Obi Toppin, Trae Young and so many other no-name guys were given the opportunity to take over ESPN and they did just that. That’s not even acknowledging a guy like Zion Williamson who took the basketball world over in his time at Duke, becoming a true must-watch superstar.
For a league with so many television rating problems, it will never cease to amaze me how time and again guys like Toppin, Young and Williamson become real rating boosters going into the NBA because of college and yet they pour money into the G-League. Teams and scouts will have an easy time watching Green and the others on the Ignite team this season (if the G-League even plays) but mainstream sports fans? Best of luck with that.
Cunningham, Brandon Boston Jr., Evan Mobley and other freshmen who debuted yesterday have the chance to enter the league as stars, something a league like this desperately needs. Furthermore, they will also get the opportunity to play in games where winning is valued.
The G-League guys are essentially going to be playing in exhibition games where no one truly cares about winning, I’m sure they’ll build exclusively good habits there. Meanwhile, guys like Cunningham and Mobley on day one are playing intense games against guys who this is the biggest game they’ll ever play.
You may laugh but Texas-Arlington’s Shahada Wells giving Cunningham’s Cowboys 21 points and forcing him to play in meaningful possessions down the stretch is invaluable. For a position like a point guard, those late-game moments, valuing the basketball, making clutch free throws, getting good shots can’t be replicated in anything other than an organic setting.
Yesterday Cunningham got better and that’s always something to emphasize.

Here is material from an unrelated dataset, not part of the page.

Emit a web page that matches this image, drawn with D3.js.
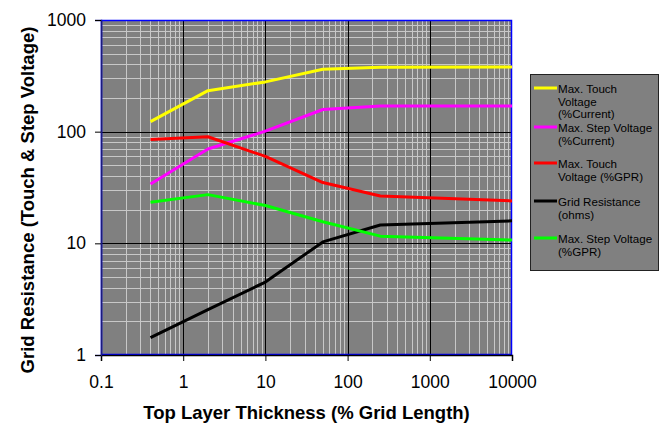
<!DOCTYPE html>
<html>
<head>
<meta charset="utf-8">
<script src="https://cdn.jsdelivr.net/npm/d3@7"></script>
<style>
  body { margin: 0; background: #fff; }
  svg { display: block; font-family: "Liberation Sans", Arial, sans-serif; }
</style>
</head>
<body>
<div id="chart"></div>
<script>
// values
const thickness = [0.4, 2, 10, 50, 250, 10000];
const touchCurrent = [123, 233, 279, 362, 378, 380];
const stepCurrent = [34, 70, 101, 158, 170, 170];
const touchGpr = [85, 90, 60, 35, 26.5, 24];
const gridResistance = [1.43, 2.55, 4.5, 10.3, 14.6, 15.9];
const stepGpr = [23.3, 27.3, 21.8, 15.6, 11.6, 10.7];

const seriesNames = [
    ["Max. Touch", "Voltage", "(%Current)"],
    ["Max. Step Voltage", "(%Current)"],
    ["Max. Touch", "Voltage (%GPR)"],
    ["Grid Resistance", "(ohms)"],
    ["Max. Step Voltage", "(%GPR)"]
];
const seriesColors = ["#ffff00", "#ff00ff", "#ff0000", "#000000", "#00ff00"];
const seriesValues = [touchCurrent, stepCurrent, touchGpr, gridResistance, stepGpr];

const xTickValues = [0.1, 1, 10, 100, 1000, 10000];
const xTickLabels = ["0.1", "1", "10", "100", "1000", "10000"];
const yTickValues = [1, 10, 100, 1000];
const yTickLabels = ["1", "10", "100", "1000"];

const WIDTH = 661, HEIGHT = 423;
const margin = {left: 101, top: 20, right: 149, bottom: 68};
const plotW = WIDTH - margin.left - margin.right;
const plotH = HEIGHT - margin.top - margin.bottom;

const svg = d3.select("#chart").append("svg")
    .attr("width", WIDTH)
    .attr("height", HEIGHT);

const x = d3.scaleLog().domain([0.1, 10000]).range([0, plotW]);
const y = d3.scaleLog().domain([1, 1000]).range([plotH, 0]);

const g = svg.append("g").attr("transform", `translate(${margin.left},${margin.top})`);

g.append("rect")
    .attr("width", plotW)
    .attr("height", plotH)
    .attr("fill", "#808080");

// minor grid (2..9 inside each decade)
const minor = (lo, hi) => {
    const out = [];
    for (let d = lo; d < hi; d *= 10) {
        for (let k = 2; k <= 9; k++) out.push(d * k);
    }
    return out;
};

g.append("g")
    .selectAll("line")
    .data(minor(0.1, 10000))
    .join("line")
    .attr("x1", d => Math.round(x(d)) + 0.5)
    .attr("x2", d => Math.round(x(d)) + 0.5)
    .attr("y1", 0)
    .attr("y2", plotH)
    .attr("stroke", "#c8c8c8");

g.append("g")
    .selectAll("line")
    .data(minor(1, 1000))
    .join("line")
    .attr("y1", d => Math.round(y(d)) + 0.5)
    .attr("y2", d => Math.round(y(d)) + 0.5)
    .attr("x1", 0)
    .attr("x2", plotW)
    .attr("stroke", "#c8c8c8");

// major grid
g.append("g")
    .selectAll("line")
    .data(xTickValues.slice(1, -1))
    .join("line")
    .attr("x1", d => Math.round(x(d)) + 0.5)
    .attr("x2", d => Math.round(x(d)) + 0.5)
    .attr("y1", 0)
    .attr("y2", plotH)
    .attr("stroke", "#000");

g.append("g")
    .selectAll("line")
    .data(yTickValues.slice(1, -1))
    .join("line")
    .attr("y1", d => Math.round(y(d)) + 0.5)
    .attr("y2", d => Math.round(y(d)) + 0.5)
    .attr("x1", 0)
    .attr("x2", plotW)
    .attr("stroke", "#000");

// plot border
g.append("rect")
    .attr("x", 0.5)
    .attr("y", 0.5)
    .attr("width", plotW - 1)
    .attr("height", plotH - 1)
    .attr("fill", "none")
    .attr("stroke", "#0000ff")
    .attr("stroke-width", 1.5);

// axes
const xAxis = d3.axisBottom(x)
    .tickValues(xTickValues)
    .tickFormat((d, i) => xTickLabels[i])
    .tickSize(6)
    .tickPadding(15);

const yAxis = d3.axisLeft(y)
    .tickValues(yTickValues)
    .tickFormat((d, i) => yTickLabels[i])
    .tickSize(6)
    .tickPadding(9);

const xg = g.append("g").attr("transform", `translate(0,${plotH})`).call(xAxis);
const yg = g.append("g").call(yAxis);
xg.select(".domain").attr("stroke", "#000").attr("stroke-width", 1.5);
yg.select(".domain").attr("stroke", "#1a1a80").attr("stroke-width", 1.5);
[xg, yg].forEach(a => {
    a.selectAll("text").attr("font-size", 17.5).attr("fill", "#000")
        .attr("font-family", "'Liberation Sans', Arial, sans-serif");
    a.selectAll(".tick line").attr("stroke", "#000");
});

// series lines
const line = d3.line()
    .x((d, i) => x(thickness[i]))
    .y(d => y(d));

g.append("g")
    .selectAll("path")
    .data(seriesValues)
    .join("path")
    .attr("d", d => line(d))
    .attr("fill", "none")
    .attr("stroke", (d, i) => seriesColors[i])
    .attr("stroke-width", 3)
    .attr("stroke-linejoin", "round");

// axis titles
svg.append("text")
    .attr("x", margin.left + plotW / 2)
    .attr("y", 419)
    .attr("text-anchor", "middle")
    .attr("font-size", 18.5)
    .attr("font-weight", "bold")
    .text("Top Layer Thickness (% Grid Length)");

svg.append("text")
    .attr("transform", `translate(34,200) rotate(-90)`)
    .attr("text-anchor", "middle")
    .attr("font-size", 18.5)
    .attr("font-weight", "bold")
    .text("Grid Resistance (Touch & Step Voltage)");

// legend
const legend = svg.append("g").attr("transform", "translate(530,74)");
legend.append("rect")
    .attr("x", 0.5)
    .attr("y", 0.5)
    .attr("width", 128)
    .attr("height", 196)
    .attr("fill", "#808080")
    .attr("stroke", "#222");

const entryY = [14, 53, 89, 127, 164];
const entries = legend.selectAll("g.entry")
    .data(seriesNames)
    .join("g")
    .attr("class", "entry")
    .attr("transform", (d, i) => `translate(0,${entryY[i]})`);

entries.append("line")
    .attr("x1", 4)
    .attr("x2", 27)
    .attr("stroke", (d, i) => seriesColors[i])
    .attr("stroke-width", 3);

entries.append("text")
    .attr("x", 28)
    .attr("y", 0)
    .attr("font-size", 11.6)
    .attr("fill", "#000")
    .selectAll("tspan")
    .data(d => d)
    .join("tspan")
    .attr("x", 28)
    .attr("y", (d, i) => 5 + i * 12.5)
    .text(d => d);
</script>
</body>
</html>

As he continues on this journey as a Poke, representing that school, you also can’t forget the importance of aligning with a school. Marcus Smart’s name got brought up all broadcast because he remains an icon in Stillwater and you may think that’s a ridiculous thing to care about but he will always have those people in his corner.
His name and game will always resonate there in a way that the G-League team just can’t.
I understand the value of money and have many problems with things the NCAA does but we need to stop acting like there isn’t anything in this system for these elite prospects. While Cunningham is on ESPN’s SportsCenter every night building a fan base, Green will be playing on Twitch with the rest of the G-League.
Diehard basketball fans will always find those names. However this is an increasingly saturated entertainment market so adding as many fans as you can matters. My parents know who Zion is because of college basketball and watched his first game in the NBA because of that influence.
Cunningham will have the same opportunity to blow up, along with developing in a controlled environment where winning matters. We spend so much time talking about NBA legacies and ignore the ones these guys can build before they even arrive.
Yesterday Cade Cunningham’s started and there’s value in that whether you like it or not.